42 thoughts on “USC Morning Buzz: Did Anyone Trust Hue Jackson In 2011?

  1. CLE is the most truly dysfunctional franchise in the NFL. 5 – 6 head coaches in 8 years 4 – 5 gm’s. In fairness Kessler could ride this offering a long way due to those two glaring facts.

        • Yup that’s il/elle a real twisted clown. Hating USC is all he does – no dates, no wife, no kids, no career, just bile, envy and never ending idiocy.

          • Still Avocado, your nasty, childish rant aside, SUCC earned the bozo u moniker – I mean 5 head FB coaches in 3 years.

            BTW Commie SUCC, how is Mr Dixon adjusting to his new 100 sq. ft. condo?

            #alabama41-bozoumaybe3

          • Man boyo you really AND I do mean really need help. you’re one sad piece of work.

          • Not with my facts. I believe Commie SUCC you need 3 or 4 more Fireballs. Then you can do your Wooden routine.

          • .No instead I’ll watch as all of us here will, you unload with your usual acronyms and identical nonsense you have toward USC

  2. Wolfman calling people out for mistakes and any type of unprofessional behavior is first rate comedy.
    #scottycantspelltroll

  3. “I can pretty guarantee…” Blogger bags on someone; then writes like a 3rd grader.

  4. Hue Jackson is one of the worst coaches I have ever seen… how does he keep “falling upward” ???? Very inexplicable like … Lane Kiffin, or… the blogger.

    • We’ve see it before with Lane Kiffin falling upward to the USC head coaching job.

  5. Maybe he can blame his mistakes on his new phone like I did. But proof reading is a professional skill and I am an amateur.
    Mistakes happen to amateurs

  6. Nobody cares, Scottie. Relevance? Trying your best to prove that Cody was a crap QB? War’s over. Wermer dropped the big one….

  7. Hey Wolfbag…did it ever occur to you that Al Davis made that pick, since he was the owner/gm of the Raiders? Hang on, don’t answer that. The obvious never occurs to you.

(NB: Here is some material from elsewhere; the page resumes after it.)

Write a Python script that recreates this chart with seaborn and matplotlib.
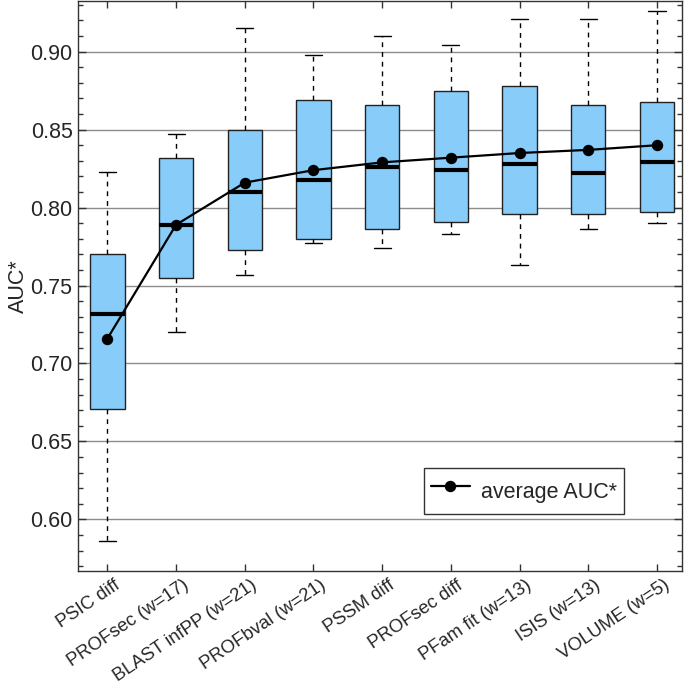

  8. Hue Jackson will either look genius, or like a fool, because no credible scout or analyst though Cody Kessler wold be drafted before the 7th round .

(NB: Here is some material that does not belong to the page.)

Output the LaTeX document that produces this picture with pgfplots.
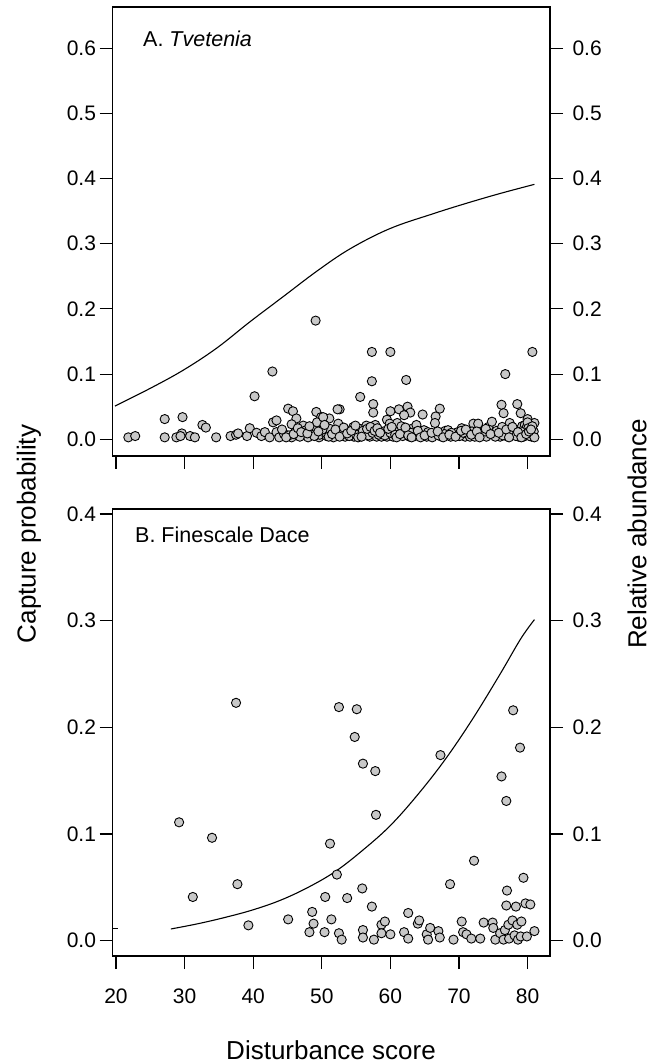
\documentclass[border=0pt]{standalone}
\usepackage{fontspec}
\setmainfont{Liberation Sans}
\usepackage{pgfplots}
\pgfplotsset{compat=1.18}
\definecolor{ptfill}{RGB}{200,200,200}
\pgfplotsset{
  common/.style={
    scale only axis, width=437.5pt,
    xmin=19.49, xmax=83.27,
    xtick={20,30,40,50,60,70,80},
    tick align=outside,
    major tick length=13pt,
    axis line style={line width=1.2pt},
    every tick/.style={black,line width=1.1pt},
    tick label style={font=\fontsize{21}{24}\selectfont},
    /pgf/number format/assume math mode=true,
    yticklabel style={/pgf/number format/fixed,/pgf/number format/fixed zerofill,/pgf/number format/precision=1},
  },
  pts/.style={only marks, mark=*, mark size=4.6pt, mark options={fill=ptfill, draw=black, line width=0.9pt}},
  crv/.style={black, line width=1.1pt, no marks, smooth, tension=0.6},
}
\begin{document}
\begin{tikzpicture}
% ---------------- Panel A ----------------
\begin{axis}[common, at={(112.5pt,-7pt)}, anchor=north west, height=449pt,
  ymin=-0.0256, ymax=0.663, ytick={0,0.1,0.2,0.3,0.4,0.5,0.6},
  ytick pos=left, xtick pos=left, xticklabels={}]
\addplot[pts] table {
x y
49.1 0.182
57.3 0.134
60.0 0.134
80.7 0.134
42.8 0.104
76.75 0.100
57.3 0.089
62.3 0.091
40.2 0.066
55.6 0.065
45.1 0.047
45.8 0.043
52.6 0.046
49.2 0.042
57.5 0.054
57.5 0.041
60.0 0.043
61.25 0.046
62.5 0.050
62.9 0.041
62.0 0.037
64.7 0.038
67.2 0.047
66.6 0.035
76.2 0.053
76.5 0.040
78.5 0.054
79.0 0.040
80.0 0.031
81.0 0.025
27.1 0.031
29.7 0.034
32.6 0.022
33.1 0.018
42.9 0.026
43.4 0.029
46.3 0.032
49.9 0.034
51.1 0.032
21.8 0.003
22.8 0.005
27.1 0.003
28.8 0.003
29.6 0.009
29.4 0.005
30.8 0.005
31.5 0.003
34.6 0.003
36.7 0.005
37.5 0.007
37.8 0.009
39.1 0.005
39.5 0.017
40.5 0.010
41.2 0.005
41.7 0.011
42.4 0.003
43.4 0.011
43.8 0.003
44.5 0.008
45.6 0.003
45.6 0.023
46.1 0.011
47.3 0.021
47.2 0.007
48.0 0.003
48.4 0.012
48.5 0.009
49.0 0.019
49.3 0.026
49.6 0.003
49.7 0.007
50.2 0.034
50.7 0.005
50.7 0.009
51.2 0.011
51.2 0.016
52.2 0.007
52.4 0.024
52.3 0.046
53.4 0.004
53.9 0.012
54.6 0.019
54.7 0.004
55.6 0.016
56.3 0.009
56.5 0.021
57.0 0.004
57.8 0.022
58.0 0.004
58.7 0.004
59.0 0.012
59.5 0.030
59.5 0.004
59.9 0.024
60.4 0.004
61.0 0.025
61.2 0.012
61.6 0.020
62.1 0.009
62.8 0.004
63.3 0.017
63.8 0.022
64.2 0.006
64.6 0.009
65.3 0.004
65.8 0.007
66.5 0.025
66.7 0.009
67.5 0.004
68.0 0.013
68.4 0.014
68.8 0.004
69.2 0.007
69.8 0.011
70.4 0.017
70.9 0.004
71.3 0.008
71.6 0.004
72.1 0.024
72.3 0.004
72.8 0.024
73.2 0.010
73.5 0.007
74.0 0.004
74.3 0.019
74.8 0.027
75.0 0.007
75.5 0.013
76.0 0.004
76.3 0.019
76.7 0.009
77.1 0.004
77.4 0.025
77.9 0.007
78.1 0.015
78.4 0.014
78.7 0.004
78.9 0.009
79.2 0.020
79.4 0.004
79.6 0.022
79.9 0.019
80.0 0.026
80.1 0.017
80.4 0.008
80.6 0.004
80.9 0.012
45.2 0.006
46.8 0.004
47.7 0.014
48.9 0.005
50.1 0.015
51.7 0.003
52.8 0.013
53.1 0.008
54.0 0.005
55.0 0.007
55.3 0.003
56.0 0.013
56.8 0.006
57.4 0.010
58.3 0.007
59.2 0.006
60.0 0.010
60.7 0.007
61.8 0.005
62.4 0.013
63.0 0.010
63.6 0.005
64.9 0.014
65.5 0.011
66.1 0.003
67.0 0.006
67.9 0.008
68.9 0.010
70.1 0.005
70.6 0.010
71.9 0.012
73.8 0.012
75.3 0.004
76.4 0.006
77.6 0.011
78.3 0.005
79.0 0.012
80.3 0.005
81.0 0.003
44.2 0.015
44.8 0.003
45.9 0.008
46.5 0.017
47.0 0.011
47.9 0.009
48.2 0.020
49.5 0.012
50.4 0.022
51.0 0.004
51.5 0.008
52.0 0.015
52.6 0.004
53.2 0.018
53.7 0.009
54.3 0.013
54.9 0.021
55.8 0.004
56.6 0.016
57.1 0.019
57.7 0.013
58.1 0.017
58.5 0.010
59.7 0.016
60.2 0.019
60.9 0.003
61.4 0.008
62.2 0.018
62.6 0.006
63.1 0.003
64.0 0.013
64.4 0.003
65.0 0.006
66.0 0.010
66.9 0.012
67.7 0.003
68.6 0.007
69.5 0.004
70.3 0.013
71.0 0.015
71.8 0.007
72.6 0.012
73.0 0.003
73.9 0.016
74.6 0.008
75.8 0.010
76.9 0.015
77.3 0.003
77.8 0.019
78.6 0.011
79.1 0.003
79.8 0.008
80.2 0.012
80.7 0.020
80.5 0.015
};
\addplot[crv] coordinates {
(19.85,0.051) (24.96,0.078) (29.8,0.106) (34.7,0.140) (39.5,0.180) (44.4,0.219)
(49.3,0.258) (54.1,0.292) (59.9,0.323) (66.25,0.346) (71.1,0.362) (76.0,0.377) (81.0,0.391)};
\end{axis}
\begin{axis}[common, at={(112.5pt,-7pt)}, anchor=north west, height=449pt,
  ymin=-0.0256, ymax=0.663, ytick={0,0.1,0.2,0.3,0.4,0.5,0.6},
  axis y line*=right, axis x line=none, tick align=outside,
  yticklabel style={xshift=6pt}]
\end{axis}
\node[anchor=base west, inner sep=0pt, font=\fontsize{21.5}{24}\selectfont] at (143pt,-47pt) {A. \textit{Tvetenia}};
% ---------------- Panel B ----------------
\begin{axis}[common, at={(112.5pt,-509pt)}, anchor=north west, height=447pt,
  ymin=-0.01434, ymax=0.4047, ytick={0,0.1,0.2,0.3,0.4},
  ytick pos=left, xtick pos=left,
  xticklabel style={yshift=-16pt}]
\addplot[pts] table {
x y
29.2 0.111
31.2 0.041
34.0 0.0965
37.5 0.223
37.7 0.053
39.3 0.0144
45.1 0.020
48.2 0.008
48.6 0.027
48.8 0.016
50.4 0.008
50.5 0.041
51.2 0.091
51.4 0.020
52.2 0.062
52.5 0.219
52.5 0.007
52.9 0.001
53.7 0.040
54.8 0.191
55.1 0.217
55.9 0.049
56.0 0.166
56.0 0.010
56.0 0.003
57.3 0.032
57.6 0.001
57.8 0.159
57.9 0.118
58.7 0.015
58.7 0.007
59.2 0.018
60.0 0.006
62.0 0.008
62.6 0.026
62.6 0.002
64.0 0.016
64.2 0.019
65.3 0.006
65.5 0.001
65.8 0.012
67.0 0.009
67.2 0.003
67.3 0.174
68.7 0.053
69.2 0.001
70.4 0.018
70.6 0.008
71.1 0.006
71.8 0.002
72.2 0.075
73.1 0.002
73.6 0.017
74.9 0.017
75.0 0.012
75.3 0.001
76.0 0.007
76.2 0.154
76.5 0.001
76.7 0.010
76.9 0.131
76.9 0.033
77.0 0.047
77.2 0.015
77.3 0.002
77.8 0.019
77.9 0.216
78.1 0.005
78.3 0.032
78.5 0.015
78.6 0.001
78.9 0.181
79.0 0.004
79.1 0.018
79.4 0.059
79.7 0.035
80.4 0.034
79.9 0.004
81.0 0.009
};
\addplot[crv] coordinates {
(28.0,0.011) (32,0.016) (36,0.022) (40,0.029) (44,0.038) (48,0.050) (52,0.065)
(56,0.085) (60,0.108) (64,0.137) (68,0.170) (72,0.208) (76,0.250) (79,0.283) (81,0.301)};
\addplot[black, line width=1pt, no marks] coordinates {(19.5,0.0115) (20.3,0.0115)};
\end{axis}
\begin{axis}[common, at={(112.5pt,-509pt)}, anchor=north west, height=447pt,
  ymin=-0.01434, ymax=0.4047, ytick={0,0.1,0.2,0.3,0.4},
  axis y line*=right, axis x line=none, tick align=outside,
  yticklabel style={xshift=6pt}]
\end{axis}
\node[anchor=base west, inner sep=0pt, font=\fontsize{21.5}{24}\selectfont] at (135pt,-542pt) {B. Finescale Dace};
% ---------------- Axis titles ----------------
\node[rotate=90, font=\fontsize{26}{30}\selectfont] at (29pt,-534pt) {Capture probability};
\node[rotate=90, font=\fontsize{26}{30}\selectfont] at (637pt,-534pt) {Relative abundance};
\node[font=\fontsize{26}{30}\selectfont] at (331pt,-1050pt) {Disturbance score};
\pgfresetboundingbox
\path[use as bounding box] (0pt,0pt) rectangle (653pt,-1064pt);
\end{tikzpicture}
\end{document}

    • Hi, Fred. If you’re a gambling man, Ill take the “fool” side of a friendly wager. 🙂

    • Tom Brady was the 199th pick in the sixth round by the New England Patriots. I’m not saying that Cody is the next Tom Brady, but it just goes to show that the “draft experts” are not actually experts.

        • I’m going to give you pass GueyToy since English is not your native language. But try and follow the conversation with a little more intelligence please.

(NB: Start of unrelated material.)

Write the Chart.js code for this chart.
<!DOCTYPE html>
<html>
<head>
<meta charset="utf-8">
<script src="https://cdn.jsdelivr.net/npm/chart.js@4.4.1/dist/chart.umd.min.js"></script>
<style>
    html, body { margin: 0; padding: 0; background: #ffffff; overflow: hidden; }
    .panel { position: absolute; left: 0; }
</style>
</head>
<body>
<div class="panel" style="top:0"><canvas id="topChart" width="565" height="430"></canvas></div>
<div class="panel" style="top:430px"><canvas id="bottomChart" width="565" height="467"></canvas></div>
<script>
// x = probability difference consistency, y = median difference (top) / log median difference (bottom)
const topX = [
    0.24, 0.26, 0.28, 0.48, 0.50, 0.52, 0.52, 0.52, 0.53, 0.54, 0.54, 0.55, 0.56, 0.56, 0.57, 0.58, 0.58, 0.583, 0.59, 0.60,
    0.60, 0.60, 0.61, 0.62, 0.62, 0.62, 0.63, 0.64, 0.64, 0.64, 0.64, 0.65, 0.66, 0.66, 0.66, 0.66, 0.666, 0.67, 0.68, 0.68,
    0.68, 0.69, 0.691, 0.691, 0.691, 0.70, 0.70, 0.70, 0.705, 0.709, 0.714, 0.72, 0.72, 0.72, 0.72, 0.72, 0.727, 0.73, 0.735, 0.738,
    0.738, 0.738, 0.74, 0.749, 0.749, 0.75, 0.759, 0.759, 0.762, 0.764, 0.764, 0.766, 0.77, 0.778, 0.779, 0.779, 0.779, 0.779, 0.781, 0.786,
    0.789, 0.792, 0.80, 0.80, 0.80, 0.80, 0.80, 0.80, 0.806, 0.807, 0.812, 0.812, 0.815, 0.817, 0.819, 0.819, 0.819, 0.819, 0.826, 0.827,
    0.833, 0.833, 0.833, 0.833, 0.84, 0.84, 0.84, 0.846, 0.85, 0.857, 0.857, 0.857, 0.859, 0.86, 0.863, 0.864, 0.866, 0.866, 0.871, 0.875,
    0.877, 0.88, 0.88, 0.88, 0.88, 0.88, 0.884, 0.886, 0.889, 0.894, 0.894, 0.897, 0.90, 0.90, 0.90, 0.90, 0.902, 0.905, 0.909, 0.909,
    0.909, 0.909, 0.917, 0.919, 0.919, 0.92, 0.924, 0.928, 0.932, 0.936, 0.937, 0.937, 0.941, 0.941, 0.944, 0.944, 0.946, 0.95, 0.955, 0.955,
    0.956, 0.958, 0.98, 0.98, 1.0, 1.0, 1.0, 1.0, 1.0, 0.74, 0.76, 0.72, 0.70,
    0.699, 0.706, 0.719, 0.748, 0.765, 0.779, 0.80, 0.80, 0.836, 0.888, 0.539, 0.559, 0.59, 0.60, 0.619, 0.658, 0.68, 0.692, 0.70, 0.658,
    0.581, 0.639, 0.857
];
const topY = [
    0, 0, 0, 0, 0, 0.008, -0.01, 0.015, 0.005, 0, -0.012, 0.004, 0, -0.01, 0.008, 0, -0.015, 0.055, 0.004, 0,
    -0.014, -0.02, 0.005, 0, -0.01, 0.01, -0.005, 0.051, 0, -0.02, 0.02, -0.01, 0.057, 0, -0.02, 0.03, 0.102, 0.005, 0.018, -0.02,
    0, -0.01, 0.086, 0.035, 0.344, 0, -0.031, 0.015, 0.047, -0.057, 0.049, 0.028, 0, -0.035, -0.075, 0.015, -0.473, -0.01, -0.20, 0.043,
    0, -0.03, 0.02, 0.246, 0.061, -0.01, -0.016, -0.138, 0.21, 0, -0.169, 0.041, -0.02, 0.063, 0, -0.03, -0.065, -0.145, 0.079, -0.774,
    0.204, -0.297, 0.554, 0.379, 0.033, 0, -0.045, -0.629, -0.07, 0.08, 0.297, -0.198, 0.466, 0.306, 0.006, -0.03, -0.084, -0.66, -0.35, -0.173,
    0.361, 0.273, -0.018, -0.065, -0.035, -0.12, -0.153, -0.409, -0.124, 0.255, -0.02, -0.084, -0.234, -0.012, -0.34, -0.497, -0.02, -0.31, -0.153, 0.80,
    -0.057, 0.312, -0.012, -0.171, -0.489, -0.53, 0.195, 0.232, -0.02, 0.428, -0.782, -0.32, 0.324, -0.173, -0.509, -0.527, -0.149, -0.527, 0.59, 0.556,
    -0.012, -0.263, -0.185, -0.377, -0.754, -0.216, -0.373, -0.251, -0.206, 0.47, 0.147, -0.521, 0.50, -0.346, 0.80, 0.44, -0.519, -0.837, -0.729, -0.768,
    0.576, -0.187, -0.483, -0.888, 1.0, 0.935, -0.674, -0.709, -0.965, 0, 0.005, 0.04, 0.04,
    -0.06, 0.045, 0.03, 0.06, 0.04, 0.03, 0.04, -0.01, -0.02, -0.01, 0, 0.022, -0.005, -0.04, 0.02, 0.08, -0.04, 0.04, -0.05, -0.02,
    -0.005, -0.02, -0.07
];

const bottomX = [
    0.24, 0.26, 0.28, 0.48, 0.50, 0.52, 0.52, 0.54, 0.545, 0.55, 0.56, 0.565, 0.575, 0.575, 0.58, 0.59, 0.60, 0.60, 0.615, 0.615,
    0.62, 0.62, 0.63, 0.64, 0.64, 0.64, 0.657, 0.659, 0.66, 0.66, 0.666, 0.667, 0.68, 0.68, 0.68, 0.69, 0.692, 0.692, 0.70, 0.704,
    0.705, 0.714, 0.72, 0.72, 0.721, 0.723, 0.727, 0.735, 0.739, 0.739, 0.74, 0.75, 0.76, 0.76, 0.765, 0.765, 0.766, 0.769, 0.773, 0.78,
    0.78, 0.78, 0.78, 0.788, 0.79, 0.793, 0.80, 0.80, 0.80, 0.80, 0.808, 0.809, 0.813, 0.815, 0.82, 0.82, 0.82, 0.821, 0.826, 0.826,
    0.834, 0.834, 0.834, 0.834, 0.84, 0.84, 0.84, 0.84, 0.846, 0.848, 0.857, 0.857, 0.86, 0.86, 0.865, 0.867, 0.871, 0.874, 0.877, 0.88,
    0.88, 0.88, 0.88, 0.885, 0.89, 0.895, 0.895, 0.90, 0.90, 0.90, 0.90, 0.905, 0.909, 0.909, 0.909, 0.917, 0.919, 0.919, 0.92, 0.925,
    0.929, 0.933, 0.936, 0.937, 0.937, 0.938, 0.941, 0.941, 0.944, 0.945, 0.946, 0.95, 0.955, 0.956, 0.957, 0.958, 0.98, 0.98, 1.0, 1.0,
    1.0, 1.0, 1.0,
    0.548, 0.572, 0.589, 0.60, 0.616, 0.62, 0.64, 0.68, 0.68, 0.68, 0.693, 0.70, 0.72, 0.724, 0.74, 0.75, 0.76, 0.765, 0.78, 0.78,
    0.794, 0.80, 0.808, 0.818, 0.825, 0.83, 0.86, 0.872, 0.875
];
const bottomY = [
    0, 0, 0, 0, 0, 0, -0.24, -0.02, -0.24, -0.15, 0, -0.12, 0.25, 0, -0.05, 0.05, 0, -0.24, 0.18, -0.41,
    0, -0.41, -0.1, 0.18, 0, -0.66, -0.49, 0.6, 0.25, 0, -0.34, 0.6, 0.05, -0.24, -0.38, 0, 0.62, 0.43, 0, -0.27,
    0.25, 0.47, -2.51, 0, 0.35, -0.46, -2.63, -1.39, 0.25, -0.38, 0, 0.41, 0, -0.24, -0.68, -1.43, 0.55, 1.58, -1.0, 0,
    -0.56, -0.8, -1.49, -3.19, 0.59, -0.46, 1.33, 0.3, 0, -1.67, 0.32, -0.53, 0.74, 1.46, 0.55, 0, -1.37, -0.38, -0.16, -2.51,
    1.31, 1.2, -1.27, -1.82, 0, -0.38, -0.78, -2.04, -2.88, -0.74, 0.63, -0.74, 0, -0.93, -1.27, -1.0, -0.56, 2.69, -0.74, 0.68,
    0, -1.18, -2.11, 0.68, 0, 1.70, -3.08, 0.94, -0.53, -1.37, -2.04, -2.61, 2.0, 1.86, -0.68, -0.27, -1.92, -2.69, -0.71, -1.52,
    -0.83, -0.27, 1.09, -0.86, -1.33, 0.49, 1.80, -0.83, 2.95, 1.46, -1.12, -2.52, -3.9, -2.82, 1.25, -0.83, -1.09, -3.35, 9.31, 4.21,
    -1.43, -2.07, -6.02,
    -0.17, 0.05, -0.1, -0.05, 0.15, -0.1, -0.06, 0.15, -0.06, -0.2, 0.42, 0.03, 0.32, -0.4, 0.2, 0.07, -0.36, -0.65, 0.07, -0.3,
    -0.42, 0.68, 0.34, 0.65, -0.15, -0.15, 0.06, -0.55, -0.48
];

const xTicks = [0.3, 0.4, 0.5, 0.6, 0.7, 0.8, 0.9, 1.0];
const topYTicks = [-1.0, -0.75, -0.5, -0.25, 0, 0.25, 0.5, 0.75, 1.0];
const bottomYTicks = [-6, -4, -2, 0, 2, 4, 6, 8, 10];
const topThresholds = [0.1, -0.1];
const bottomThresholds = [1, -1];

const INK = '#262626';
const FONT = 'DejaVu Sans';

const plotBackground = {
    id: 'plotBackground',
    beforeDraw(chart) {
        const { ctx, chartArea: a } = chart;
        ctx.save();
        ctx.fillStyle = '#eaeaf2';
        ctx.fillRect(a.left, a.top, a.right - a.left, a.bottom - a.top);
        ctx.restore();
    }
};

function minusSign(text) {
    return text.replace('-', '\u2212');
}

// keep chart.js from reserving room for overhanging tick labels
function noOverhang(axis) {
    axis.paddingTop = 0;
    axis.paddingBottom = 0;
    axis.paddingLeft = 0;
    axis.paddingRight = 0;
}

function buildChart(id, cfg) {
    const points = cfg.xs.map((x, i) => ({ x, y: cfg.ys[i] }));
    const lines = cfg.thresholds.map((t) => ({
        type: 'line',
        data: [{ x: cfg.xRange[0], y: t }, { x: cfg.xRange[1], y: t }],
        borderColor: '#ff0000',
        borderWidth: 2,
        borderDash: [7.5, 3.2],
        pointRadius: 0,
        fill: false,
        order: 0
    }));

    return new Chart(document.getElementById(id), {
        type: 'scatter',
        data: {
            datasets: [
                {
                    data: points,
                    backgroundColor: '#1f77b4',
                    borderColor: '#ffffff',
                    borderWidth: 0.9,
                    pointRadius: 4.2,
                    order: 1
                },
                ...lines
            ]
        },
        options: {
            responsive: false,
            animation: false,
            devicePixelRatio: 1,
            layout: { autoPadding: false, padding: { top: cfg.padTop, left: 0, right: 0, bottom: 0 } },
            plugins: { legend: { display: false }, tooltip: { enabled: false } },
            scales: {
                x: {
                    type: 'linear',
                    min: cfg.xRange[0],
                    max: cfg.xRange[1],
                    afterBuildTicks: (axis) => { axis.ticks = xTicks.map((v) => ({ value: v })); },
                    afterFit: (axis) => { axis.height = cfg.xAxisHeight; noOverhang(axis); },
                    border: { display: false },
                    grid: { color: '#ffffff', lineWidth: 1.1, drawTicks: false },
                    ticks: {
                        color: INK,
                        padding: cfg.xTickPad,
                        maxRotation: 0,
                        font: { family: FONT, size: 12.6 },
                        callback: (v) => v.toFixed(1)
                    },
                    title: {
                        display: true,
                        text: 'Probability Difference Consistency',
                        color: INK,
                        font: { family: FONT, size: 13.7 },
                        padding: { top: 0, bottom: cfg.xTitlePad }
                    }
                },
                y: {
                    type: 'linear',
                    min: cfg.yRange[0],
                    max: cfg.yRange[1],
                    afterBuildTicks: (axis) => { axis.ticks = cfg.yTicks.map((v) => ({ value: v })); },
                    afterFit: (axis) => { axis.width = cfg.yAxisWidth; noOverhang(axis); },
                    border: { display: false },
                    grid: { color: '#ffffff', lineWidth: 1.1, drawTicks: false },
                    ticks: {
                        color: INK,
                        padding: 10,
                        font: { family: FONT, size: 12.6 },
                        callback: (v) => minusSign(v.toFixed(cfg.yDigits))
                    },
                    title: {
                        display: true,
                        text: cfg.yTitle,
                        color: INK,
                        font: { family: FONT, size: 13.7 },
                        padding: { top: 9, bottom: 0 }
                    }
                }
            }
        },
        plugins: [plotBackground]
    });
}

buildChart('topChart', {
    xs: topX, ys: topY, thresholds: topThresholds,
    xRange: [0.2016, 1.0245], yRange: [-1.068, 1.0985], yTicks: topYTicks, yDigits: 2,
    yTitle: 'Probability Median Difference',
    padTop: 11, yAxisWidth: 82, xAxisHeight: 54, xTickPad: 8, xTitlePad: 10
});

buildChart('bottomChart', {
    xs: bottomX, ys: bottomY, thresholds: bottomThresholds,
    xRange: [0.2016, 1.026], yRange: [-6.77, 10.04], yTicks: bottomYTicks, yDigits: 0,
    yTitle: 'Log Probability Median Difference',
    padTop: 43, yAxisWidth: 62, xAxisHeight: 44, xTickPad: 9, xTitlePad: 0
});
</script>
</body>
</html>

          • I loved your inteliigent evaluation of Husky football coach Chris Peterson!

          • That’s Petersen with an “e” moron. Oh yeah, ESL.

            And he currently has a 15–12 record at UW while profiting $6.4 million in salary. Nice call.

          • Is ESPN’s Kevin Gemmell a moron?

            “Was 2015 Chris Petersen’s best coaching job?

            Dec 23, 2015

            Kevin Gemmell

            ESPN Staff Writer

            The record is average. Literally, right down the middle.

            At 6-6, it would seem like this was a down year for the Washington Huskies, who needed an Apple Cup win over Washington State in the season finale just to become bowl-eligible. For their efforts, they’ll take on Southern Miss on Saturday in the Zaxby’s Heart of Dallas Bowl.

            But make no mistake, 2015 might have been the best year of coaching Chris Petersen has ever done, though he’ll never talk about it. Getting Petersen to brag about himself is like getting a Kardashian to shun the spotlight. So here’s fair warning: The following quotes contain zero chest thumping or self-serving, ego-inflating rhetoric.

            “It’s really about the kids,” Petersen said. “They have worked their tails off and they haven’t flinched. Yes, we feel like there were a handful of games we should have won. We just couldn’t get over the hump. We couldn’t execute. The nice thing is you can see the frustration. And trust me, if you’re feeling frustrated, you’re feeling the right stuff.”

            Petersen came to Seattle following the 2013 season with one of the finest coaching resumes in America. In his time with Boise State, he was twice named the national coach of the year and won at least 10 games in seven of eight seasons. Twice, his Broncos went undefeated.

            So 6-6 in his second year with Washington, his “worst” season as a head coach in terms of record, probably doesn’t do much to move the excitement needle for what’s been accomplished. But it leaves plenty of room for bubbling optimism about Washington’s future.

            Chris Petersen coached Washington to a mediocre 6-6 record, but set the table for much more future success. AP Photo/Ted S. Warren

            Since arriving, he’s preached the two “Ps:” patience and process. In his first year, he inherited a team that just said goodbye to a veteran quarterback, a Mackey Award winning tight end and a Doak Walker finalist at running back. They were young in the secondary and lacked experience at most other major skill positions. They went 8-6.

            This year, starting a true freshman at quarterback, running back and left tackle, underclassmen on the right side of the line and five more underclassmen on defense, the Huskies made the kind of mistakes you’d expect from such an inexperienced team. But you could also see the growth and development throughout the season.

            Inconsistent? Sure. Young teams usually are. But when everything was clicking, it was very easy to see the potential of this group for 2016 and beyond.”

  9. You were correct when you said you hadn’t followed Jackson’s career since 2000, you should have stopped there. Who owned the Raiders in 2011…ohh yeah a guy named Al Davis (still living at the time). Who traded that pick…Al Davis, the same guy who drafted the terrible and fat QB out of LSwho Jamarcus Russell. This post was either demonstrates your lack of journalistic integrity or your laziness, you pick.